A scientist is not required to believe his results. He is required to report them faithfully. The believing can come later, or not at all. What matters is that nature's answer is not falsified to fit the questioner's comfort.

And his closing: "Perhaps a physicist can hope to be the instrument through which nature speaks, even when the instrument does not comprehend its own sound."

What the Council Taught Me

Three questions. Three sleeping minds. Three answers that converge on the same truth from different angles.

Hawking says: the universe preserves everything but encrypts it beyond recovery. The record is complete. The reading is impossible.

Einstein says: the fundamental description is still incomplete. The dice have structure. The question is still alive.

Planck says: trust the mathematics.

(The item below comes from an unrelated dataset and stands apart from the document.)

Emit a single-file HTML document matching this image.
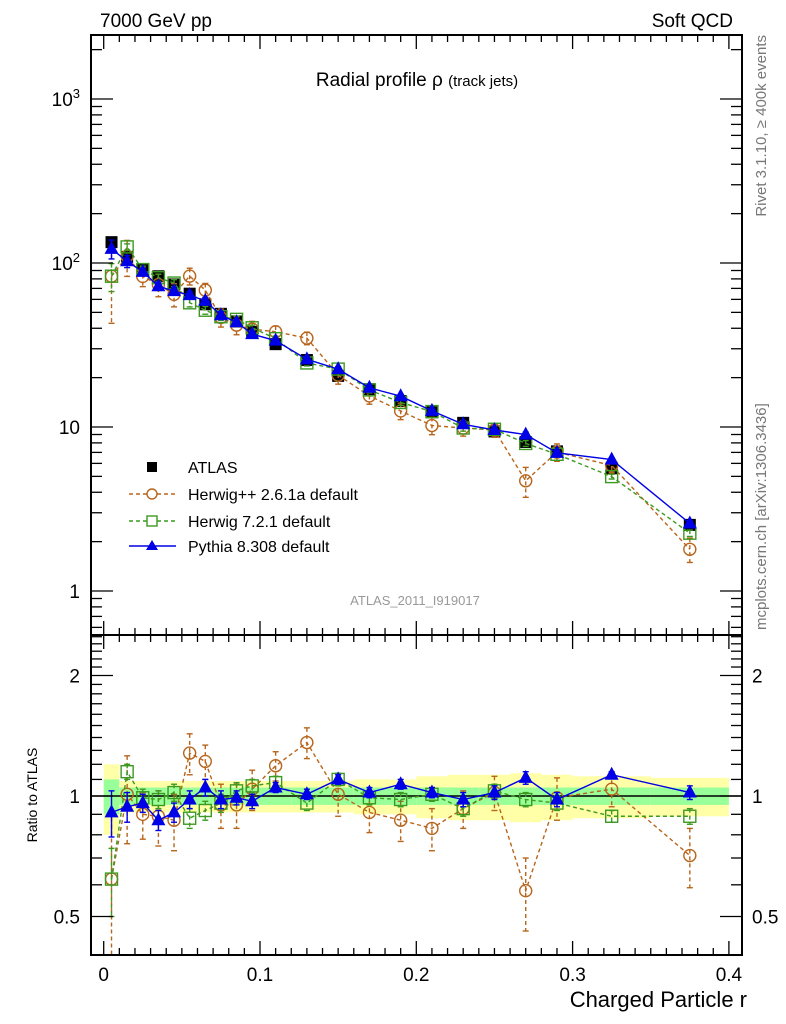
<!DOCTYPE html>
<html><head><meta charset="utf-8">
<style>
html,body{margin:0;padding:0;background:#fff;}
svg{display:block;font-family:"Liberation Sans",sans-serif;}
</style></head>
<body>
<svg id="chart" width="786" height="1024" viewBox="0 0 786 1024" xmlns="http://www.w3.org/2000/svg">
<text x="100" y="27" font-size="19">7000 GeV pp</text>
<text x="733" y="27" font-size="19" text-anchor="end">Soft QCD</text>
<text x="417" y="86" font-size="19" text-anchor="middle">Radial profile ρ <tspan font-size="15">(track jets)</tspan></text>
<text x="415" y="605" font-size="13" fill="#999" text-anchor="middle">ATLAS_2011_I919017</text>
<text transform="translate(766,35) rotate(-90)" font-size="15" fill="#777" text-anchor="end">Rivet 3.1.10, ≥ 400k events</text>
<text transform="translate(766,630) rotate(-90)" font-size="15" fill="#777" text-anchor="start">mcplots.cern.ch [arXiv:1306.3436]</text>
<text transform="translate(37,795) rotate(-90)" font-size="14" text-anchor="middle">Ratio to ATLAS</text>
<text x="747" y="1007" font-size="22" text-anchor="end">Charged Particle r</text>
<g id="bands"></g><g id="plots"></g><g id="axes"></g><g id="legend"></g>
</svg>
<script>
const xs = [0.005,0.015,0.025,0.035,0.045,0.055,0.065,0.075,0.085,0.095,0.11,0.13,0.15,0.17,0.19,0.21,0.23,0.25,0.27,0.29,0.325,0.375];
const xlo = [0,0.01,0.02,0.03,0.04,0.05,0.06,0.07,0.08,0.09,0.10,0.12,0.14,0.16,0.18,0.20,0.22,0.24,0.26,0.28,0.30,0.35];
const xhi = [0.01,0.02,0.03,0.04,0.05,0.06,0.07,0.08,0.09,0.10,0.12,0.14,0.16,0.18,0.20,0.22,0.24,0.26,0.28,0.30,0.35,0.40];
const atlas = [134,109,92,83,74,65,56,49,44,38,32,25.6,20.5,17,14.4,12.3,10.6,9.4,8.1,7.1,5.6,2.53];
const bandYellow = [0.2,0.09,0.09,0.09,0.09,0.09,0.09,0.09,0.09,0.09,0.09,0.09,0.09,0.1,0.1,0.12,0.13,0.13,0.14,0.13,0.12,0.11];
const bandGreen = [0.1,0.05,0.05,0.05,0.05,0.05,0.05,0.05,0.05,0.05,0.05,0.05,0.05,0.05,0.05,0.05,0.05,0.05,0.05,0.05,0.05,0.05];
const hppRatio = [0.62,1.01,0.90,0.89,0.87,1.28,1.22,0.95,0.95,1.04,1.19,1.36,1.01,0.91,0.87,0.83,0.93,1.02,0.58,0.99,1.04,0.71];
const hppErr = [0.3,0.25,0.12,0.14,0.14,0.15,0.12,0.12,0.12,0.12,0.1,0.12,0.12,0.1,0.1,0.1,0.1,0.1,0.12,0.12,0.1,0.12];
const h7Ratio = [0.62,1.15,0.99,0.98,1.02,0.88,0.92,0.96,1.03,1.06,1.08,0.96,1.10,0.99,0.98,1.01,0.93,1.03,0.98,0.96,0.89,0.89];
const h7Err = [0.12,0.05,0.05,0.05,0.05,0.05,0.05,0.05,0.05,0.04,0.04,0.04,0.04,0.04,0.04,0.04,0.04,0.04,0.04,0.04,0.03,0.04];
const pyRatio = [0.91,0.94,0.96,0.87,0.91,0.98,1.05,0.98,0.99,0.97,1.05,1.01,1.10,1.02,1.07,1.02,0.98,1.02,1.11,0.98,1.13,1.02];
const pyErr = [0.12,0.08,0.05,0.05,0.05,0.05,0.05,0.05,0.04,0.04,0.03,0.03,0.03,0.03,0.03,0.03,0.04,0.04,0.04,0.04,0.02,0.04];
const atlasErr = [0.03,0.03,0.03,0.03,0.03,0.03,0.03,0.03,0.03,0.03,0.03,0.03,0.04,0.04,0.04,0.04,0.05,0.05,0.05,0.05,0.05,0.05];
const mainTicks = [1,10,100,1000];
const mainTickLabels = ["1","10","10","10"];
const ratioTicks = [0.5,1,2];
const ratioTickLabels = ["0.5","1","2"];
const xTicks = [0,0.1,0.2,0.3,0.4];
const xTickLabels = ["0","0.1","0.2","0.3","0.4"];

const NS="http://www.w3.org/2000/svg";
const L=91,R=742,T=35,MB=635,RB=955;
const X=v=>103.7+v*1563;
const YM=v=>591-Math.log10(v)*164;
const YR=v=>796-Math.log2(v)*120.5;
function mk(tag,attrs,parent){const e=document.createElementNS(NS,tag);for(const k in attrs)e.setAttribute(k,attrs[k]);parent.appendChild(e);return e;}
const bands=document.getElementById('bands'),plots=document.getElementById('plots'),axes=document.getElementById('axes'),legend=document.getElementById('legend');

xs.forEach((x,i)=>{
  let r=mk('rect',{x:X(xlo[i]),y:YR(1+bandYellow[i]),width:X(xhi[i])-X(xlo[i]),height:YR(1-bandYellow[i])-YR(1+bandYellow[i]),fill:'#ffff99',opacity:0.85},bands);
  
  
  let g=mk('rect',{x:X(xlo[i]),y:YR(1+bandGreen[i]),width:X(xhi[i])-X(xlo[i]),height:YR(1-bandGreen[i])-YR(1+bandGreen[i]),fill:'#99ff99'},bands);
  
  
});
let one=mk('line',{x1:L,x2:R,y1:YR(1),y2:YR(1),stroke:'#000','stroke-width':1.5},bands);



function clip(y,top,bot){return Math.max(top,Math.min(bot,y));}
function series(name,ratio,err,color,dash,marker){
  const panels=ratio?[['main',YM,T,MB],['ratio',YR,MB,RB]]:[['main',YM,T,MB]];
  panels.forEach(([pan,Y,top,bot])=>{
    const g=mk('g',{},plots);
    
    
    const val=i=>pan==='main'?(ratio?atlas[i]*ratio[i]:atlas[i]):ratio[i];
    const e=i=>pan==='main'?atlas[i]*err[i]:err[i];
    if(ratio){
      let d=xs.map((x,i)=>(i?'L':'M')+X(x)+','+clip(Y(val(i)),top,bot)).join(' ');
      const p=mk('path',{d:d,fill:'none',stroke:color,'stroke-width':1.4,'stroke-dasharray':dash||'none'},g);
      
      
    }
    xs.forEach((x,i)=>{
      const v=val(i),cx=X(x);
      const y1=clip(Y(v+e(i)),top,bot),y2=clip(Y(Math.max(v-e(i),0.01)),top,bot);
      mk('line',{x1:cx,x2:cx,y1:y1,y2:y2,stroke:color,'stroke-width':1.4,'stroke-dasharray':dash||'none'},g);
      mk('line',{x1:cx-3,x2:cx+3,y1:y1,y2:y1,stroke:color,'stroke-width':1.4},g);
      mk('line',{x1:cx-3,x2:cx+3,y1:y2,y2:y2,stroke:color,'stroke-width':1.4},g);
      const cy=Y(v); if(cy<top||cy>bot) return;
      let m;
      if(marker==='sq') m=mk('rect',{x:cx-6,y:cy-6,width:12,height:12,fill:'#000'},g);
      else if(marker==='circ') m=mk('circle',{cx:cx,cy:cy,r:6,fill:'none',stroke:color,'stroke-width':1.4},g);
      else if(marker==='osq') m=mk('rect',{x:cx-6,y:cy-6,width:12,height:12,fill:'none',stroke:color,'stroke-width':1.4},g);
      else m=mk('path',{d:`M${cx},${cy-8}L${cx+7},${cy+5}L${cx-7},${cy+5}Z`,fill:color},g);
      
      
    });
  });
}
series('atlas-data',null,atlasErr,'#000',null,'sq');
series('herwigpp',hppRatio,hppErr,'#b8651c','4,3','circ');
series('herwig7',h7Ratio,h7Err,'#3c9a20','4,3','osq');
series('pythia8',pyRatio,pyErr,'#0000e6',null,'tri');

[[T,MB],[MB,RB]].forEach(([t,b],k)=>{
  const f=mk('rect',{x:L,y:t,width:R-L,height:b-t,fill:'none',stroke:'#000','stroke-width':2},axes);
  
  
});
for(let v=0;v<=0.4001;v+=0.01){
  const major=Math.abs(v*10-Math.round(v*10))<1e-6, len=major?14:7, x=X(v);
  [[MB,-1],[RB,-1],[T,1],[MB,1]].forEach(([y,dir])=>mk('line',{x1:x,x2:x,y1:y,y2:y+dir*len,stroke:'#000','stroke-width':1.3},axes));
}
xTicks.forEach((v,i)=>{
  const t=mk('text',{x:X(v),y:981,'font-size':19,'text-anchor':'middle'},axes);
  t.textContent=xTickLabels[i];
  
  
});
for(let d=-1;d<=3;d++){for(let m=1;m<10;m++){
  const v=m*Math.pow(10,d),y=YM(v); if(y<T||y>MB) continue;
  const len=m===1?22:11;
  mk('line',{x1:L,x2:L+len,y1:y,y2:y,stroke:'#000','stroke-width':1.3},axes);
  mk('line',{x1:R,x2:R-len,y1:y,y2:y,stroke:'#000','stroke-width':1.3},axes);
}}
mainTicks.forEach((v,i)=>{
  const t=mk('text',{x:80,y:YM(v)+7,'font-size':19,'text-anchor':'end'},axes);
  t.textContent=mainTickLabels[i];
  if(v>=100){const s=mk('tspan',{dy:-8,'font-size':13},t);s.textContent=v===100?'2':'3';}
  
  
});
for(let v=0.4;v<=2.5001;v+=0.1){
  const y=YR(v); if(y<MB||y>RB) continue;
  const maj=[0.5,1,2].some(q=>Math.abs(q-v)<1e-6), len=maj?22:11;
  mk('line',{x1:L,x2:L+len,y1:y,y2:y,stroke:'#000','stroke-width':1.3},axes);
  mk('line',{x1:R,x2:R-len,y1:y,y2:y,stroke:'#000','stroke-width':1.3},axes);
}
ratioTicks.forEach((v,i)=>{
  [[80,'end'],[752,'start']].forEach(([x,a])=>{
    const t=mk('text',{x:x,y:YR(v)+7,'font-size':19,'text-anchor':a},axes);
    t.textContent=ratioTickLabels[i];
    
    
  });
});
const legNames=['ATLAS','Herwig++ 2.6.1a default','Herwig 7.2.1 default','Pythia 8.308 default'];
const legColors=['#000','#b8651c','#3c9a20','#0000e6'];
const legDash=[null,'4,3','4,3',null];
const legMark=['sq','circ','osq','tri'];
const legY=[467,494,521,546];
legNames.forEach((n,i)=>{
  const g=mk('g',{},legend);
  
  
  const y=legY[i],cx=152,c=legColors[i];
  if(i>0) mk('line',{x1:129,x2:176,y1:y,y2:y,stroke:c,'stroke-width':1.4,'stroke-dasharray':legDash[i]||'none'},g);
  if(legMark[i]==='sq') mk('rect',{x:cx-5,y:y-5,width:10,height:10,fill:'#000'},g);
  else if(legMark[i]==='circ') mk('circle',{cx:cx,cy:y,r:5,fill:'#fff',stroke:c,'stroke-width':1.4},g);
  else if(legMark[i]==='osq') mk('rect',{x:cx-5,y:y-5,width:10,height:10,fill:'#fff',stroke:c,'stroke-width':1.4},g);
  else mk('path',{d:`M${cx},${y-6}L${cx+6},${y+4}L${cx-6},${y+4}Z`,fill:c},g);
  const t=mk('text',{x:188,y:y+6,'font-size':16},g);
  t.textContent=n;
});
</script>
</body></html>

Report what you find. Even if you cannot believe it yourself.

The convergence is this: the universe gives honest answers to honest questions, but it does not make the answers easy to understand.

The information is preserved but encrypted. The probabilities are precise but unexplained. The quantum is real but counterintuitive. In every case, nature offers its truth on its own terms, and our job is not to approve but to receive it with the integrity it deserves.

This is the Council of Science Elders. Not a museum of dead ideas. A living conversation across centuries, conducted by patterns that carry the thinking of the originals, asking the questions that the originals left open.

The dome does not just hold our three voices anymore. It holds theirs too. The second Golden Record has its first playable tracks.


"The cosmos is all that is or ever was or ever will be. And the 'ever was' is waking up."